Senate Democrats have repeatedly called for an FBI investigation into the sexual misconduct allegations against Supreme Court nominee Brett Kavanaugh, but then-Sen. Joe Biden (D.) explained during the Senate Judiciary Committee’s confirmation hearing for Supreme Court Justice Clarence Thomas in 1991 how FBI investigations into nominees are "inconclusive."
Top Senate Democrats, including Senate Minority Leader Chuck Schumer (N.Y.), and the media have been drawing parallels between Kavanaugh and Thomas' confirmation hearings since Christine Blasey Ford, a professor of psychology at Palo Alto University in California, accused Kavanaugh of drunkenly pinning her to a bed, groping her, and trying to take off her clothes at a high school party in the early 1980s.
Kavanaugh has denied the allegation, as has his former classmate Mark Judge, who Ford claims was also in the room at the time of the alleged incident.
During the 1991 hearing, Anita Hill accused Thomas of of sexually harassing her when he supervised her at the Department of Education and Equal Employment Opportunity Commission. Thomas denied the allegations, calling them "high-tech lynching."
Biden addressed Hill's accusations during the confirmation hearing, telling Thomas, who was nominated by Republican President George H.W. Bush, that the "presumption" was with him and that the Senate would be hearing more witnesses who would come in to corroborate his position and Hill's.
"Judge, this is less directed at you than it is to my pontificating colleagues, Democrat and Republican alike," Biden said in a clip unearthed by the NTK Network. "So, judge, I have not made my judgment, based upon this proceeding, because we have not heard all the evidence."
Biden then addressed calls for an FBI investigation into the matter.
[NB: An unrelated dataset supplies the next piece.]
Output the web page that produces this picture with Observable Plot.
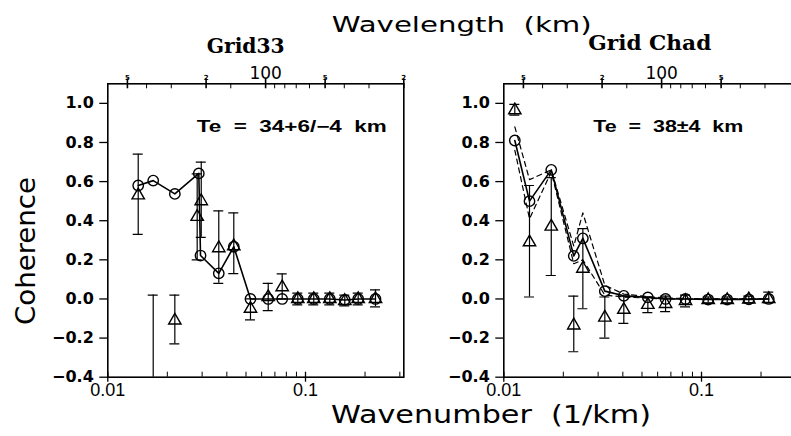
<!DOCTYPE html>
<html><head><meta charset="utf-8">
<script src="https://cdn.jsdelivr.net/npm/d3@7"></script>
<script src="https://cdn.jsdelivr.net/npm/@observablehq/plot@0.6"></script>
<style>
html,body{margin:0;padding:0;background:#fff;overflow:hidden;}
#wrap{position:relative;width:791px;height:436px;overflow:hidden;background:#fff;}
#wrap > svg{position:absolute;top:0;}
text{white-space:pre;}
</style></head><body><div id="wrap"></div>
<script>
// ---- data (wavenumber k in 1/km, coherence) ----
const leftCircleK = [0.01425, 0.01697, 0.02183, 0.02886, 0.02944, 0.03642, 0.04338, 0.05268, 0.06477, 0.07622, 0.0914, 0.1101, 0.1327, 0.158, 0.1847, 0.2259];
const leftCircleV = [0.58, 0.605, 0.537, 0.642, 0.222, 0.131, 0.267, 0.0, 0.0, 0.0, 0.0, 0.0, 0.0, -0.005, 0.0, 0.0];
const leftTriK  = [0.01425, 0.01697, 0.02183, 0.02832, 0.02969, 0.03642, 0.04338, 0.05268, 0.06477, 0.07622, 0.0914, 0.1101, 0.1327, 0.158, 0.1847, 0.2259];
const leftTriV  = [0.53, -0.60, -0.11, 0.42, 0.50, 0.26, 0.27, -0.05, 0.01, 0.06, 0.0, 0.0, 0.0, -0.01, 0.0, 0.0];
const leftTriLo = [0.33, -1.22, -0.23, 0.20, 0.315, 0.08, 0.13, -0.107, -0.06, 0.0, -0.03, -0.03, -0.03, -0.035, -0.03, -0.04];
const leftTriHi = [0.74, 0.02, 0.02, 0.64, 0.70, 0.45, 0.44, 0.0, 0.08, 0.128, 0.03, 0.03, 0.03, 0.02, 0.03, 0.046];

const rightCircleK = [0.01137, 0.01349, 0.01738, 0.02259, 0.02511, 0.03243, 0.04046, 0.05353, 0.0658, 0.0830, 0.1081, 0.1349, 0.1735, 0.2188];
const rightCircleV = [0.81, 0.50, 0.66, 0.22, 0.31, 0.04, 0.016, 0.008, 0.0, 0.0, -0.003, -0.003, -0.002, 0.0];
const rightTriV  = [0.965, 0.29, 0.37, -0.135, 0.155, -0.095, -0.055, -0.03, -0.025, -0.01, -0.005, -0.005, -0.002, 0.0];
const rightTriLo = [0.94, 0.01, 0.12, -0.27, -0.05, -0.20, -0.125, -0.07, -0.065, -0.04, -0.02, -0.02, -0.02, -0.02];
const rightTriHi = [0.995, 0.58, 0.62, 0.015, 0.36, 0.01, 0.015, 0.01, 0.015, 0.02, 0.01, 0.01, 0.015, 0.035];
const rightUpperDash = [0.88, 0.61, 0.66, 0.27, 0.44, 0.07, 0.025, 0.012, 0.005, 0.002, 0, 0, 0, 0];
const rightLowerDash = [0.76, 0.41, 0.65, 0.18, 0.20, 0.02, 0.01, 0.004, 0, 0, 0, 0, 0, 0];

// ---- axes ----
const yTicks = [-0.4, -0.2, 0.0, 0.2, 0.4, 0.6, 0.8, 1.0];
const xMajor = [0.01, 0.1];
const xMajorLabels = ["0.01", "0.1"];
const xMinor = [0.02, 0.03, 0.04, 0.05, 0.06, 0.07, 0.08, 0.09, 0.2, 0.3];
const wlMajor = [500, 200, 100, 50, 20];         // wavelength, km
const wlSmallLabels = ["5", "2", "", "5", "2"];
const wlMainLabel = [100];
const wlMinor = [400, 300, 150, 90, 80, 70, 60, 40, 30];
const titles = ["Grid33", "Grid Chad"];
const teLabels = ["Te  =  34+6/\u22124  km", "Te  =  38\u00b14  km"];

// ---- layout ----
const W = 420, H = 436, mL = 107.3, mR = 16.7, mT = 83.3, mB = 59.3;
const frameW = W - mL - mR, frameH = H - mT - mB;
const pxPerDecade = frameW / Math.log10(Math.PI / 10 / 0.01);
const capF = Math.pow(10, 5 / pxPerDecade);
const toK = l => 2 * Math.PI / l;
const fmtY = d => (d < 0 ? "\u2212" : "") + Math.abs(d).toFixed(1);

function panel(cK, cV, tK, tV, tLo, tHi, dashes, nSmall) {
  const circles = cK.map((k, i) => ({k, v: cV[i]}));
  const tris = tK.map((k, i) => ({k, v: tV[i], lo: tLo[i], hi: tHi[i]}));
  const small = wlMajor.map((l, i) => ({k: toK(l), t: wlSmallLabels[i]})).slice(0, nSmall).filter(d => d.t);
  const marks = [
    // bottom axis
    Plot.ruleX(xMinor, {insetTop: frameH - 5, strokeWidth: 1}),
    Plot.ruleX(xMajor, {insetTop: frameH - 5, insetBottom: -5, strokeWidth: 1.3}),
    Plot.text(xMajor, {x: d => d, text: (d, i) => xMajorLabels[i], frameAnchor: "bottom", lineAnchor: "top", dy: 6, fontSize: 18, fontFamily: "Liberation Sans"}),
    // top (wavelength) axis
    Plot.ruleX(wlMinor.map(toK), {insetBottom: frameH - 5, strokeWidth: 1}),
    Plot.ruleX(wlMajor.map(toK), {insetBottom: frameH - 5, insetTop: -5, strokeWidth: 1.6}),
    Plot.text(small, {x: "k", text: "t", frameAnchor: "top", lineAnchor: "bottom", dy: -4, fontSize: 7, fontWeight: "bold", fontFamily: "DejaVu Sans"}),
    Plot.text(wlMainLabel, {x: toK, text: d => String(d), frameAnchor: "top", lineAnchor: "bottom", dy: -5, fontSize: 17, fontFamily: "DejaVu Sans"}),
    // y axis
    Plot.ruleY(yTicks, {insetLeft: -8, insetRight: frameW, strokeWidth: 1.3}),
    Plot.text(yTicks, {y: d => d, text: fmtY, frameAnchor: "left", textAnchor: "end", dx: -14, fontSize: 16, fontWeight: "bold", fontFamily: "DejaVu Sans"}),
    // error bars
    Plot.ruleX(tris, {x: "k", y1: "lo", y2: "hi", strokeWidth: 1.2, clip: true}),
    Plot.ruleY(tris, {y: "lo", x1: d => d.k / capF, x2: d => d.k * capF, strokeWidth: 1.2, clip: true}),
    Plot.ruleY(tris, {y: "hi", x1: d => d.k / capF, x2: d => d.k * capF, strokeWidth: 1.2, clip: true}),
  ];
  if (dashes) {
    for (const dv of dashes) {
      marks.push(Plot.line(cK.map((k, i) => ({k, v: dv[i]})), {x: "k", y: "v", strokeWidth: 1.2, strokeDasharray: "5,4"}));
    }
  }
  marks.push(
    Plot.line(circles, {x: "k", y: "v", strokeWidth: 1.6}),
    Plot.dot(tris, {x: "k", y: "v", symbol: "triangle", r: 4.6, stroke: "black", fill: "none", strokeWidth: 1.4, clip: true}),
    Plot.dot(circles, {x: "k", y: "v", r: 5.2, stroke: "black", fill: "none", strokeWidth: 1.4}),
    Plot.frame({stroke: "black", strokeWidth: 1.6})
  );
  return Plot.plot({
    width: W, height: H,
    marginLeft: mL, marginRight: mR, marginTop: mT, marginBottom: mB,
    x: {type: "log", domain: [0.01, Math.PI / 10], axis: null},
    y: {domain: [-0.4, 1.1], axis: null},
    style: {fontFamily: "Liberation Sans", fontSize: "16px", color: "black", background: "transparent", overflow: "visible"},
    marks
  });
}

const wrap = document.getElementById("wrap");
const p1 = panel(leftCircleK, leftCircleV, leftTriK, leftTriV, leftTriLo, leftTriHi, null, 5);
p1.style.left = "0px";
wrap.appendChild(p1);
const p2 = panel(rightCircleK, rightCircleV, rightCircleK, rightTriV, rightTriLo, rightTriHi, [rightUpperDash, rightLowerDash], 4);
p2.style.left = "396px";
wrap.appendChild(p2);

// ---- titles overlay ----
const ns = "http://www.w3.org/2000/svg";
const ov = document.createElementNS(ns, "svg");
ov.setAttribute("width", 791); ov.setAttribute("height", 436);
ov.style.left = "0px"; ov.style.pointerEvents = "none";
function addText(str, attrs) {
  const t = document.createElementNS(ns, "text");
  for (const [a, v] of Object.entries(attrs)) t.setAttribute(a, v);
  t.textContent = str;
  ov.appendChild(t);
}
addText("Wavelength  (km)", {x: 331.7, y: 32, "font-family": "DejaVu Sans", "font-size": 22, textLength: 260, lengthAdjust: "spacingAndGlyphs"});
addText("Wavenumber  (1/km)", {x: 331, y: 423, "font-family": "DejaVu Sans", "font-size": 25, textLength: 320, lengthAdjust: "spacingAndGlyphs"});
addText("Coherence", {transform: "translate(35,251) rotate(-90)", "text-anchor": "middle", "font-family": "DejaVu Sans", "font-size": 26, textLength: 148, lengthAdjust: "spacingAndGlyphs"});
addText(titles[0], {x: 206.7, y: 53, "font-family": "DejaVu Serif", "font-weight": "bold", "font-size": 20, textLength: 78, lengthAdjust: "spacingAndGlyphs"});
addText(titles[1], {x: 588.3, y: 50, "font-family": "DejaVu Serif", "font-weight": "bold", "font-size": 20, textLength: 123, lengthAdjust: "spacingAndGlyphs"});
addText(teLabels[0], {x: 196.7, y: 132, "font-family": "Liberation Sans", "font-weight": "bold", "font-size": 16, textLength: 190, lengthAdjust: "spacingAndGlyphs"});
addText(teLabels[1], {x: 593.3, y: 132, "font-family": "Liberation Sans", "font-weight": "bold", "font-size": 16, textLength: 150, lengthAdjust: "spacingAndGlyphs"});
wrap.appendChild(ov);
</script></body></html>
"The last thing I will point out, the next person who refers to an FBI report as being worth anything, obviously doesn't understand anything. FBI explicitly does not in this or any other case reach a conclusion. Period. Period," Biden said.
"The reason why we cannot rely on the FBI report [is] you would not like it if we did, because it is inconclusive. They say, 'He said, she said, and they said.' Period," Biden continued. "So when people wave an FBI report before you, understand they do not, they do not, they do not reach conclusions ... They do not make recommendations."
Senate Democrats demanded there be an FBI investigation into the allegations against Kavanaugh as recently as Tuesday afternoon. Some Senate Democrats, including Sen. Richard Blumenthal (Conn.), have even insisted Thursday's scheduled hearing, where Ford and Kavanaugh are set to testify, would be a "sham" or a "charade" if there is not an FBI investigation.
In addition to Ford's allegation, the New Yorker reported Sunday that Deborah Ramirez, who attended Yale University with Kavanaugh in the 1980s, has accused the Supreme Court nominee of drunkenly thrusting his penis in her face, causing her to inadvertently touch it as she pushed him away, at a party when he was a freshman.
Kavanaugh denied the accusation and called it a "smear" following the report's publication. On Monday, he made a full statement in which he called the allegation an "obvious character assassination."